Roberts reached out to Joy Sollie, Junaluska Elementary School Counselor, who thought the project would be a great fit for her fifth-grade safety patrol leaders. “Our class and club are mostly Haywood Early College students, and we are very passionate about Haywood County Schools,” Ezra Roth, the club president said. “It was so easy and fun for us to put together our own training with Mrs. Kuykendall’s help, and then present to the Junaluska fifth-grade safety patrol.”
HCC’s students used a students-teaching-students model to connect with the younger students and gain hands-on learning beyond the classroom. “Our students were so excited to learn from HCC students,” said Sollie. Likewise, Roberts said her HCC students were equally thrilled. “I could tell the high school students were having fun as they all were smiling as they were talking to the younger students.”
For the first training in February, HCC students used games such as “chasing arrows” and “wish-cycling” to share details about recycling contamination. One HCC student dressed up as a “bag monster” made from plastic shopping bags to illustrate how many bags the average US family uses each year. During the second training in May, Junaluska students designed recycling art to advertise the new program. The recycling program launched on May 15th, and will continue next year.
“Recycling a few milk cartons and juice boxes seems like such a small thing,” said Roberts. “Junaluska Elementary students drink an average 325 cartons of milk and 180 boxes of juice at breakfast and lunch, which means more than 500 milk and juice containers can be recycled per day, 2,500 per week, and about 90,000 per school year!” (These numbers do not include drinks consumed during after-school programming.)

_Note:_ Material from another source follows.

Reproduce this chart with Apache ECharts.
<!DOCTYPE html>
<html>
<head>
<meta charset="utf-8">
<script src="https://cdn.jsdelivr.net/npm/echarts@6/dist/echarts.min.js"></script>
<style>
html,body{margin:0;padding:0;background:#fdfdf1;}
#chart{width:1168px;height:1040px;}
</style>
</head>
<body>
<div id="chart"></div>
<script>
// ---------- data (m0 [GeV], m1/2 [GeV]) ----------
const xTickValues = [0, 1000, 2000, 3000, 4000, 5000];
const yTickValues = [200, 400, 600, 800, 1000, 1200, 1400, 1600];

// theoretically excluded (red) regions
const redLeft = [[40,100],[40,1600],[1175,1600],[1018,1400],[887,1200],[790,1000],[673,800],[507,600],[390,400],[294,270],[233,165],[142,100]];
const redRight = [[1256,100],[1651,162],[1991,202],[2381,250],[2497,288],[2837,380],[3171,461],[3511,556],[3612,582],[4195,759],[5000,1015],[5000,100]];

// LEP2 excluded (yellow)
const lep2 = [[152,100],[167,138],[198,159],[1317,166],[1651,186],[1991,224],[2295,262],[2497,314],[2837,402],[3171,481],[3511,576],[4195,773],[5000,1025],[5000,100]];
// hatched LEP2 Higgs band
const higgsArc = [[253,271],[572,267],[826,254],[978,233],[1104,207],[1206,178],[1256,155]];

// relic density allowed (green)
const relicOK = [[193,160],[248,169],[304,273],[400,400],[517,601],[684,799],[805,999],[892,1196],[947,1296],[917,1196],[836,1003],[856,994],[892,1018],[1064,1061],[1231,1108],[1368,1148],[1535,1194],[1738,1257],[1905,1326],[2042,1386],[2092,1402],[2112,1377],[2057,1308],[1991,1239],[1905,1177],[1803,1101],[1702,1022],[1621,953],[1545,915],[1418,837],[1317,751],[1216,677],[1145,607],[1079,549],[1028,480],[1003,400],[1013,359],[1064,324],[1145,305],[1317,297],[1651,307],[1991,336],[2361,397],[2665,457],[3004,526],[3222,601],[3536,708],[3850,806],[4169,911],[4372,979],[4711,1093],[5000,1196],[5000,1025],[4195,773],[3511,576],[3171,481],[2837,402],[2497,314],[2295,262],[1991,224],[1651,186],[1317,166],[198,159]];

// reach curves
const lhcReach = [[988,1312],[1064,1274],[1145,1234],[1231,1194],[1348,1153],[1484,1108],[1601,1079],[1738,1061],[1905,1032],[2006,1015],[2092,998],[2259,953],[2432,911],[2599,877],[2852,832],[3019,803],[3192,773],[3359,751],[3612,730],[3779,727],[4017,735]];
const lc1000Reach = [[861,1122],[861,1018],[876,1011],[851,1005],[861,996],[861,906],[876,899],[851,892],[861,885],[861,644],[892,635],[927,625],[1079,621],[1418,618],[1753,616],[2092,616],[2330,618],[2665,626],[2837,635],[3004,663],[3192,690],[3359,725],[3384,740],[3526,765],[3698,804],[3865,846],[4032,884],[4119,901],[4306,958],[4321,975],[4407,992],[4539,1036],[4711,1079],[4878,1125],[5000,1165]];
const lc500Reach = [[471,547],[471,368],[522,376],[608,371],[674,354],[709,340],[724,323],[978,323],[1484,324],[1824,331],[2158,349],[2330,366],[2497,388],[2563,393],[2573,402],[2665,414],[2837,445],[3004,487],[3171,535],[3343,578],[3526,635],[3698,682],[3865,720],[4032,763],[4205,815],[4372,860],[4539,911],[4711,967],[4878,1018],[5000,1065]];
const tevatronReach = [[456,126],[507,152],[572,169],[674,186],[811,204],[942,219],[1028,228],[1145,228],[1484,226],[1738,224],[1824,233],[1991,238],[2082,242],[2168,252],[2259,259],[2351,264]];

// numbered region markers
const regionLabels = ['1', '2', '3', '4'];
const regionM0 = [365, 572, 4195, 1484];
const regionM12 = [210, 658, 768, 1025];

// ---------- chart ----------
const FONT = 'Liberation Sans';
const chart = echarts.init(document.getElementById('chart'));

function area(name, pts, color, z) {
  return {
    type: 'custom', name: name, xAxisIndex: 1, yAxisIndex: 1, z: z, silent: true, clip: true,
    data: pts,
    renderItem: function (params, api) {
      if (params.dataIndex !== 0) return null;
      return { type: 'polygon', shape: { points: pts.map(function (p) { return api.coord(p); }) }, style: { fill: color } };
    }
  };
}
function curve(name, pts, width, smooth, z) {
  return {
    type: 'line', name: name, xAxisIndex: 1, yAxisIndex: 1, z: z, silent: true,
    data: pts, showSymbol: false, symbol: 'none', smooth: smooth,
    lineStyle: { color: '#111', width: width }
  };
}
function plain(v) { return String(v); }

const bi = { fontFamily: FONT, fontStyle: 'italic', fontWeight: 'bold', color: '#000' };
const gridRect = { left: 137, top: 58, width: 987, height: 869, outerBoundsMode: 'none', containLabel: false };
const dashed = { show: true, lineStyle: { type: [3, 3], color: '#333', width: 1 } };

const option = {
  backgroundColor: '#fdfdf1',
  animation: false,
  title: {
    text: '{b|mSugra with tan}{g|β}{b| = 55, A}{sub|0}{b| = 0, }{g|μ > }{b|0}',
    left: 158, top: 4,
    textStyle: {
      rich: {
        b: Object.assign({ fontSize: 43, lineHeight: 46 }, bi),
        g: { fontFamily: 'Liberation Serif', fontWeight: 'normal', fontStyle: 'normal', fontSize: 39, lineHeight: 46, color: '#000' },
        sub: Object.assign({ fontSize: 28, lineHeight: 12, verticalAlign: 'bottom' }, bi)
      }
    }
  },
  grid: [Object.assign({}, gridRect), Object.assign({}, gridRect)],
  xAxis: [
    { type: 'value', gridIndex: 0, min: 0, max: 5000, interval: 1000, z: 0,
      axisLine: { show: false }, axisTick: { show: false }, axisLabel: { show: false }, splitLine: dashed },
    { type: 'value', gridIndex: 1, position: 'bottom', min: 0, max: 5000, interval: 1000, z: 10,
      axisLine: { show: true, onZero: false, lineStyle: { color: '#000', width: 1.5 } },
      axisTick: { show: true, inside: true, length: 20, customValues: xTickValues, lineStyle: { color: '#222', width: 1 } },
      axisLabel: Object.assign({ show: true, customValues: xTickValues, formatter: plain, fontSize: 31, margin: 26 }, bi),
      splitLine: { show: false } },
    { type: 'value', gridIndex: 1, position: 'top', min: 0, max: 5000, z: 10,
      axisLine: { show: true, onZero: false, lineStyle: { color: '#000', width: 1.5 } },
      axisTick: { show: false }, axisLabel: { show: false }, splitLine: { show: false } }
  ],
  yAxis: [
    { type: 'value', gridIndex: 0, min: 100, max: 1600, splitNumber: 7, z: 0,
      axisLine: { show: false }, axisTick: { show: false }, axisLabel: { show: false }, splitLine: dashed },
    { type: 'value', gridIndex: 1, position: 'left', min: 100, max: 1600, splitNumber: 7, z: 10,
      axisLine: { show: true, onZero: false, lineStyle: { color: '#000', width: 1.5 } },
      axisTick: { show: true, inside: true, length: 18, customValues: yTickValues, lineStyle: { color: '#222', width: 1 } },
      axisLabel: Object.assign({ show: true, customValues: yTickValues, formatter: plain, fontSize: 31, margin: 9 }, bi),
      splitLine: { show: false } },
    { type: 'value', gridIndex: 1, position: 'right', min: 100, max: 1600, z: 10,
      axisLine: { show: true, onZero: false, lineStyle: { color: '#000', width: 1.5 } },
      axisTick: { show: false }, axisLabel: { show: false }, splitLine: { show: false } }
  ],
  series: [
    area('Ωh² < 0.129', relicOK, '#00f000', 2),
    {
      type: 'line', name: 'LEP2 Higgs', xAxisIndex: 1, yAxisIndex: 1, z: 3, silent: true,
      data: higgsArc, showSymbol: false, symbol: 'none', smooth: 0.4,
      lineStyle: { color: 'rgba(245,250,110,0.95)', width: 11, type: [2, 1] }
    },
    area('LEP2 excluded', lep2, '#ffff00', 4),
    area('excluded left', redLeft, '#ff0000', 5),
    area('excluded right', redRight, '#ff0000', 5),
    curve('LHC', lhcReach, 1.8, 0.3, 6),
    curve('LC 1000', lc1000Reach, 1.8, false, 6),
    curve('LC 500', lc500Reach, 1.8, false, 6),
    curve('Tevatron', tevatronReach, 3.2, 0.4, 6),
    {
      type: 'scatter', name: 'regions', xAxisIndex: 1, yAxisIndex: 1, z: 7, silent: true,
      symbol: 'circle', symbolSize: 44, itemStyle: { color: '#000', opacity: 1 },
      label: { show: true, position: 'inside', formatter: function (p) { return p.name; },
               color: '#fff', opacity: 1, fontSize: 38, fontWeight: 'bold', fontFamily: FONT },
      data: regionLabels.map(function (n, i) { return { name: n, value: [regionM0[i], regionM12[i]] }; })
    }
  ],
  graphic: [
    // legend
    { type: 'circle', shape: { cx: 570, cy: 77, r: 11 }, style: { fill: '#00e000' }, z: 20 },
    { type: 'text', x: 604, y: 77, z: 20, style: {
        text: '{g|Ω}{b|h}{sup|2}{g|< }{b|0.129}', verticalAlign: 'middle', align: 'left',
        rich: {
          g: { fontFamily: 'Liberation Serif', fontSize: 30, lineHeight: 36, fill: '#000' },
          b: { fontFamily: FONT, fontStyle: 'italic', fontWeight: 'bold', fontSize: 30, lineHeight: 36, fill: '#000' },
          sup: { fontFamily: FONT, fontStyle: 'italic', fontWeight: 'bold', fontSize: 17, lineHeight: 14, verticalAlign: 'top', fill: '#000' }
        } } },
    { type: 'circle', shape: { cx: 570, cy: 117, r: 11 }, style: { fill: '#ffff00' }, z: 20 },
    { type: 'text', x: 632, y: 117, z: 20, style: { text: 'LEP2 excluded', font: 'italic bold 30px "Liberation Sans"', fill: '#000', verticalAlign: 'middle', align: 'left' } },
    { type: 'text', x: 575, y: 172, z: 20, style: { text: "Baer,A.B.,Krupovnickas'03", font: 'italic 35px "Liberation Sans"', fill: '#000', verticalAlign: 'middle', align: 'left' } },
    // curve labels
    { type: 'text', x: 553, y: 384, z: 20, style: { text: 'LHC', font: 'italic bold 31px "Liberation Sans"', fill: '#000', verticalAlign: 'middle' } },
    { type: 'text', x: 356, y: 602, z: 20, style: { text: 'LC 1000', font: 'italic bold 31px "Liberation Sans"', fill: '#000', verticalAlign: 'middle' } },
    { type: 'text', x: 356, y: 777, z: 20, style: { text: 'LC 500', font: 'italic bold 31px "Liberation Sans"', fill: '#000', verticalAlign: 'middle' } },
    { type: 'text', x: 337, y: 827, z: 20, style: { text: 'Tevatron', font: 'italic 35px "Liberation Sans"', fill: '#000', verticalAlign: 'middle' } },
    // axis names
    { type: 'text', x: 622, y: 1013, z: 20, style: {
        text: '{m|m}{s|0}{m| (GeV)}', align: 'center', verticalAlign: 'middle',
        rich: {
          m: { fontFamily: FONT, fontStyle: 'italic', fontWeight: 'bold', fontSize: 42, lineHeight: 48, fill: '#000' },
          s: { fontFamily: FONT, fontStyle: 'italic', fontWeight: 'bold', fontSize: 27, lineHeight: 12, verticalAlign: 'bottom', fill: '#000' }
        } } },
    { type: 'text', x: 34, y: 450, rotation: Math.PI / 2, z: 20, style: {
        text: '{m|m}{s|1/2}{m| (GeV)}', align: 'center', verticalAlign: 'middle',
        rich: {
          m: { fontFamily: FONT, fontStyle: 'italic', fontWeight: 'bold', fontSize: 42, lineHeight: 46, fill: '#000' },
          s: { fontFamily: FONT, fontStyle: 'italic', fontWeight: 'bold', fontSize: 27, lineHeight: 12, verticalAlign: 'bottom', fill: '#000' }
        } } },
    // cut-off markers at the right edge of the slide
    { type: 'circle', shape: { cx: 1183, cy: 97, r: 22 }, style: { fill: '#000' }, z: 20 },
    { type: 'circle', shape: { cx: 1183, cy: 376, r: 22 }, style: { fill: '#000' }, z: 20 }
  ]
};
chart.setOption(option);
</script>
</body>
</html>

Hailey Hartshorn, environmental science student and Haywood Early College junior helped design the training and worked with Junaluska’s students. “This project was fun and rewarding! We all learned how to step up as science communication leaders to make a meaningful difference.”

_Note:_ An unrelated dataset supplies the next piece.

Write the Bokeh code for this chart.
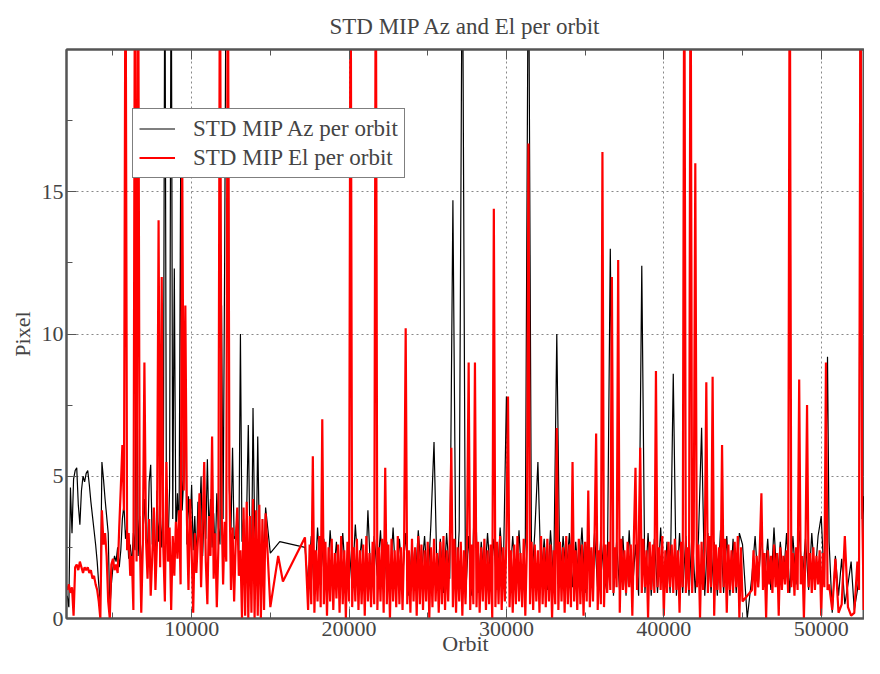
import numpy as np
from bokeh.plotting import figure
from bokeh.models import Range1d, FixedTicker, LinearAxis, Legend, LegendItem
from bokeh.embed import file_html
from bokeh.resources import INLINE

# ---------------- data ----------------
TITLE = "STD MIP Az and El per orbit"
X_LABEL = "Orbit"
Y_LABEL = "Pixel"
AZ_NAME = "STD MIP Az per orbit"
EL_NAME = "STD MIP El per orbit"
X_TICKS = [10000, 20000, 30000, 40000, 50000]
X_MINOR = [5000, 15000, 25000, 35000, 45000]
Y_TICKS = [0, 5, 10, 15]
Y_MINOR = [2.5, 7.5, 12.5, 17.5]

# orbit sampling of the regular parts: (first, last, step)
EL_SAMPLING = [(2100, 14700, 100), (17400, 45000, 100), (45600, 50400, 100), (52400, 53100, 100)]
AZ_SAMPLING = [(2100, 14700, 100), (17400, 45000, 200), (45600, 50400, 200), (52400, 53100, 100)]

# El (red) values
EL_EARLY = [1.0, 1.2, 0.9, 1.1, 0.1, 1.8, 1.9, 1.7, 2.0, 1.8,
            1.6, 1.8, 1.7, 1.8, 1.6, 1.7, 1.4, 1.5, 1.2, 1.0,
            0.6, 0.0, 3.8, 2.6, 3.0, 2.2, 0.6, 0.0, 1.9, 2.1,
            1.7, 1.9, 1.6, 3.2, 4.6, 6.1, 3.8, 25, 2.4, 3.0,
            1.5, 2.2, 0.3, 25, 2.0, 25, 3.1, 0.2, 2.6, 9.0,
            2.8, 1.4, 3.5, 0.8, 2.2, 3.9, 1.0, 2.7, 14.0, 1.8,
            12.0, 2.5, 0.6, 5.5, 2.0, 3.2, 0.3, 2.9, 1.5, 3.4,
            2.1, 3.8, 1.2, 16.5, 4.5, 11.0, 3.5, 1.0, 4.2, 2.4,
            0.2, 3.0, 1.6, 2.8, 4.4, 1.1, 3.3, 5.5, 2.0, 0.5,
            3.6, 2.2, 6.4, 1.4, 3.0, 0.4, 2.5, 25, 4.0, 1.2,
            3.4, 2.0, 25, 4.8, 1.0, 3.2, 0.6, 2.7, 3.9, 1.5,
            2.4, 0.0, 3.9, 0.1, 4.1, 0.0, 3.6, 0.2, 4.2, 0.0,
            3.8, 0.1, 4.0, 0.0, 3.5, 0.3, 3.7]
EL_GAP_X = [15000, 15500, 15800, 17200]
EL_GAP = [0.4, 2.2, 1.3, 2.85]
EL_DENSE1 = [0.3, 2.6, 0.5, 5.7, 0.2, 2.4, 0.6, 2.9, 0.4, 7.0,
             0.5, 2.7, 0.1, 2.5, 0.6, 2.8, 0.3, 2.3, 0.7, 2.6,
             0.2, 2.9, 0.5, 2.4, 0.0, 2.7, 0.6, 25, 0.4, 2.5,
             0.6, 2.8, 0.3, 2.4, 0.5, 2.6, 0.1, 2.9, 0.6, 2.3,
             0.4, 2.7, 0.5, 25, 0.3, 2.5, 0.6, 2.8, 0.2, 5.3,
             0.5, 2.6, 0.0, 2.8, 0.6, 2.4, 0.4, 2.9, 0.5, 2.5,
             0.3, 2.7, 10.2, 0.5, 2.4, 0.2, 2.8, 0.6, 2.5, 0.1,
             2.9, 0.5, 2.6, 0.3, 2.4, 0.6, 2.7, 0.0, 2.5, 0.4,
             2.8, 0.6, 2.3, 0.2, 2.7, 0.5, 2.9, 0.3, 2.4, 0.6,
             2.6, 6.0, 0.4, 2.8, 0.2, 2.5, 0.6, 2.7, 0.1, 2.4,
             0.5, 2.9, 9.0, 0.3, 2.6, 0.5, 9.0, 0.4, 2.7, 0.2,
             2.5, 0.6, 2.8, 0.3, 2.4, 0.5, 2.6, 0.0, 14.4, 0.4,
             2.7, 0.5, 2.9, 0.3, 2.5, 0.6, 2.8, 7.8, 0.4, 2.4,
             0.2, 2.6, 0.5, 2.9, 0.6, 2.3, 0.4, 2.8, 0.1, 2.5,
             16.7, 0.5, 2.7, 0.3, 2.6, 0.6, 2.4, 0.2, 2.9, 0.5,
             2.5, 0.4, 2.8, 0.6, 2.6, 0.0, 2.4, 0.5, 6.7, 0.3,
             2.7, 0.6, 2.5, 0.2, 2.9, 0.5, 2.6, 0.4, 5.5, 0.6,
             2.4, 0.3, 2.8, 0.5, 2.6, 0.1, 2.7, 0.6, 4.5, 0.4,
             2.5, 0.6, 2.9, 6.5, 0.3, 2.4, 0.5, 16.4, 0.4, 2.6,
             0.9, 2.7, 1.0, 12.0, 0.9, 2.5, 1.1, 12.6, 0.2, 2.8,
             1.0, 2.4, 0.9, 2.7, 1.1, 2.6, 0.1, 2.9, 5.3, 1.0,
             2.5, 6.0, 0.9, 2.8, 1.1, 2.4, 0.0, 2.7, 1.0, 2.6,
             0.9, 8.7, 1.1, 2.5, 1.0, 2.9, 0.1, 2.4, 0.9, 2.7,
             1.1, 2.6, 0.9, 2.8, 1.0, 2.4, 0.2, 2.7, 1.1, 25,
             0.9, 2.5, 1.0, 25, 0.9, 2.8, 16.0, 1.1, 2.6, 0.0,
             2.7, 1.0, 2.4, 8.3, 0.9, 2.9, 1.1, 8.5, 0.1, 2.6,
             1.0, 2.5, 0.9, 6.1, 1.1, 2.8, 0.2, 2.6, 1.0, 2.4,
             0.9, 2.7, 1.1, 2.9, 0.0, 2.5, 0.6]
EL_DENSE2 = [1.0, 2.4, 0.8, 2.2, 1.1, 2.5, 4.4, 1.0, 2.3, 0.0,
             2.4, 1.2, 2.2, 0.9, 2.6, 1.1, 2.3, 0.1, 2.5, 1.0,
             2.2, 1.2, 2.4, 0.9, 25, 1.1, 2.3, 0.8, 2.5, 1.0,
             8.4, 1.2, 2.2, 0.0, 2.4, 7.5, 1.1, 2.3, 0.9, 2.5,
             1.0, 2.2, 1.2, 2.4, 0.1, 2.3, 1.1, 9.0, 1.0]
EL_TAIL_X = [50500, 50700, 50900, 51100, 51300, 51500, 51700, 51900, 52100, 52300]
EL_TAIL = [1.2, 0.3, 2.1, 0.2, 0.5, 2.9, 0.4, 0.1, 0.2, 2.0]
EL_END = [1.0, 25, 4.2, 0.3, 3.9, 0.2, 4.1, 0.5]

# Az (black) values
AZ_EARLY = [0.8, 0.4, 4.6, 3.0, 4.9, 5.2, 5.3, 4.0, 3.3, 4.5,
            5.0, 4.8, 5.1, 5.2, 4.7, 4.1, 3.6, 3.1, 2.6, 2.0,
            1.2, 0.5, 5.5, 4.9, 4.2, 3.6, 3.0, 0.3, 1.2, 1.8,
            2.2, 2.0, 2.5, 1.8, 2.4, 3.5, 4.0, 2.8, 3.3, 2.1,
            2.6, 1.9, 3.0, 2.4, 12.5, 2.2, 3.6, 1.5, 2.8, 4.2,
            3.0, 2.3, 4.8, 5.4, 2.6, 3.3, 1.9, 4.5, 2.7, 3.8,
            2.5, 4.0, 25, 3.1, 2.4, 4.6, 25, 3.5, 12.3, 2.9,
            4.4, 3.0, 15.5, 3.8, 5.0, 8.0, 2.6, 4.3, 3.1, 4.7,
            2.4, 3.6, 2.0, 4.1, 3.3, 5.0, 2.2, 3.9, 2.8, 5.6,
            3.0, 4.2, 2.5, 3.7, 2.1, 4.4, 3.2, 2.6, 11.0, 3.5,
            12.8, 25, 25, 4.5, 3.1, 6.0, 2.8, 2.9, 3.6, 2.4,
            10.0, 2.7, 3.5, 1.0, 3.8, 6.8, 2.9, 1.2, 7.4, 3.3,
            2.0, 6.4, 2.8, 1.5, 3.1, 2.2, 3.9]
AZ_GAP_X = [15000, 15600, 17200]
AZ_GAP = [2.3, 2.7, 2.5]
AZ_DENSE1 = [1.2, 2.9, 0.8, 3.2, 1.5,
             2.8, 1.0, 3.1, 1.4, 2.7,
             0.9, 3.0, 1.3, 2.6, 1.1,
             3.3, 1.6, 2.8, 0.7, 3.8,
             1.2, 2.9, 1.5, 3.1, 0.9,
             2.7, 1.3, 3.2, 1.0, 2.8,
             1.4, 3.0, 0.8, 2.6, 1.2,
             3.1, 1.5, 2.9, 1.1, 3.3,
             6.2, 1.3, 2.8, 0.9, 3.0,
             1.4, 14.7, 0.8, 3.1, 25,
             0.7, 2.9, 0.8, 5.0, 0.9,
             2.7, 1.2, 3.0, 1.4, 2.8,
             1.0, 3.2, 1.5, 7.8, 1.1,
             2.9, 1.3, 3.1, 0.9, 2.7,
             25, 1.2, 3.0, 5.5, 1.4,
             2.8, 1.0, 3.1, 1.3, 10.0,
             1.2, 2.9, 1.5, 3.0, 1.1,
             2.7, 1.4, 3.2, 0.9, 2.8,
             1.3, 3.0, 1.0, 2.9, 1.5,
             0.9, 13.0, 0.8, 2.7, 0.9,
             2.9, 0.8, 3.1, 0.9, 2.6,
             0.8, 12.4, 0.9, 3.0, 0.8,
             2.8, 0.9, 3.2, 0.8, 2.7,
             0.9, 8.6, 0.8, 3.0, 0.9,
             2.9, 0.8, 3.1, 0.9, 2.8,
             6.7, 0.8, 3.0, 0.9, 2.7,
             0.8, 3.1, 0.9, 2.9, 0.8,
             2.8, 0.9, 3.0, 2.6]
AZ_DIP_X = [45300]
AZ_DIP = [0.0]
AZ_DENSE2 = [1.5, 2.9, 1.1, 3.0, 1.3,
             2.8, 1.0, 3.2, 1.2, 2.7,
             1.4, 3.0, 0.9, 2.9, 1.2,
             3.1, 1.3, 2.8, 1.0, 3.0,
             1.4, 2.9, 3.6, 1.2, 9.2]
AZ_TAIL_X = [50500, 50700, 50900, 51100, 51300, 51500, 51700, 51900, 52100, 52300]
AZ_TAIL = [2.7, 0.2, 2.2, 0.8, 2.1, 0.5, 1.2, 2.0, 0.3, 1.0]
AZ_END = [1.5, 25, 3.5, 4.3, 2.0, 3.2, 1.8, 2.5]


def orbits(first, last, step):
    return list(range(first, last + 1, step))


s = EL_SAMPLING
el_x = (orbits(*s[0]) + EL_GAP_X + orbits(*s[1]) + orbits(*s[2]) + EL_TAIL_X + orbits(*s[3]))
el_y = EL_EARLY + EL_GAP + EL_DENSE1 + EL_DENSE2 + EL_TAIL + EL_END
s = AZ_SAMPLING
az_x = (orbits(*s[0]) + AZ_GAP_X + orbits(*s[1]) + AZ_DIP_X + orbits(*s[2]) + AZ_TAIL_X + orbits(*s[3]))
az_y = AZ_EARLY + AZ_GAP + AZ_DENSE1 + AZ_DIP + AZ_DENSE2 + AZ_TAIL + AZ_END
n = min(len(el_x), len(el_y)); el_x, el_y = el_x[:n], el_y[:n]
n = min(len(az_x), len(az_y)); az_x, az_y = az_x[:n], az_y[:n]

# ---------------- figure ----------------
FONT = "Liberation Serif"
AX_COLOR = "#555555"
p = figure(width=864, height=658, output_backend="svg", toolbar_location=None,
           x_range=Range1d(2050, 52750), y_range=Range1d(0, 20),
           min_border_left=66, min_border_right=0, min_border_top=0, min_border_bottom=0)
p.background_fill_color = "white"
p.border_fill_color = "white"
p.outline_line_color = AX_COLOR
p.outline_line_width = 2

p.title.text = TITLE
p.title.text_font = FONT
p.title.text_font_size = "23px"
p.title.text_font_style = "normal"
p.title.align = "center"
p.title.offset = 8
p.title.standoff = 22

p.xaxis.ticker = FixedTicker(ticks=X_TICKS, minor_ticks=X_MINOR)
p.yaxis.ticker = FixedTicker(ticks=Y_TICKS, minor_ticks=Y_MINOR)
p.xaxis.axis_label = X_LABEL
p.yaxis.axis_label = Y_LABEL
for ax in (p.xaxis[0], p.yaxis[0]):
    ax.axis_label_text_font = FONT
    ax.axis_label_text_font_size = "22px"
    ax.axis_label_text_font_style = "normal"
    ax.major_label_text_font = FONT
    ax.major_label_text_font_size = "22px"
    ax.axis_line_color = AX_COLOR
    ax.axis_line_width = 2
    ax.major_tick_in = 10
    ax.major_tick_out = 0
    ax.minor_tick_in = 6
    ax.minor_tick_out = 0
    ax.major_tick_line_color = AX_COLOR
    ax.minor_tick_line_color = AX_COLOR
    ax.major_label_standoff = 3
p.xaxis.axis_label_standoff = -8
p.yaxis.axis_label_standoff = 4

top_ax = LinearAxis(ticker=FixedTicker(ticks=X_TICKS, minor_ticks=X_MINOR))
top_ax.major_label_text_font_size = "1px"
top_ax.major_label_text_color = None
top_ax.major_label_standoff = 0
top_ax.axis_line_color = AX_COLOR
top_ax.axis_line_width = 2
top_ax.major_tick_in = 10
top_ax.major_tick_out = 0
top_ax.minor_tick_in = 6
top_ax.minor_tick_out = 0
top_ax.major_tick_line_color = AX_COLOR
top_ax.minor_tick_line_color = AX_COLOR
p.add_layout(top_ax, "above")

p.xgrid.ticker = FixedTicker(ticks=X_TICKS)
p.ygrid.ticker = FixedTicker(ticks=[5, 10, 15])
for g in (p.xgrid[0], p.ygrid[0]):
    g.grid_line_color = "#888888"
    g.grid_line_dash = "2 3"
    g.grid_line_width = 1

r_az = p.line(az_x, az_y, line_color="black", line_width=1.2)
r_el = p.line(el_x, el_y, line_color="#ff0000", line_width=2.2)

legend = Legend(items=[LegendItem(label=AZ_NAME, renderers=[r_az]),
                       LegendItem(label=EL_NAME, renderers=[r_el])],
                location=(66, 440))
legend.label_text_font = FONT
legend.label_text_font_size = "23px"
legend.glyph_width = 36
legend.glyph_height = 27
legend.label_height = 27
legend.label_standoff = 18
legend.spacing = 2
legend.padding = 6
legend.margin = 0
legend.border_line_color = "black"
legend.border_line_width = 1
legend.background_fill_color = "white"
legend.background_fill_alpha = 1.0
p.add_layout(legend, "center")

open("out.html", "w").write(file_html(p, INLINE))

“Community is what makes this project magical. Alone, we couldn’t have made any difference,” said Sollie. “The question is now, what can we do next?”
Roberts says her students are eager to bring the program to more Haywood County Schools, and Kuykendall says the county will provide the recycling containers. “This will be something that we can grow, not only in the elementary schools; but as the students move up to middle and high school, they will take what they learned and help implement programs in those schools as well. These fifth graders could one day be the HCC students teaching the next batch of elementary students, which would be a fantastic legacy” says Kuykendall.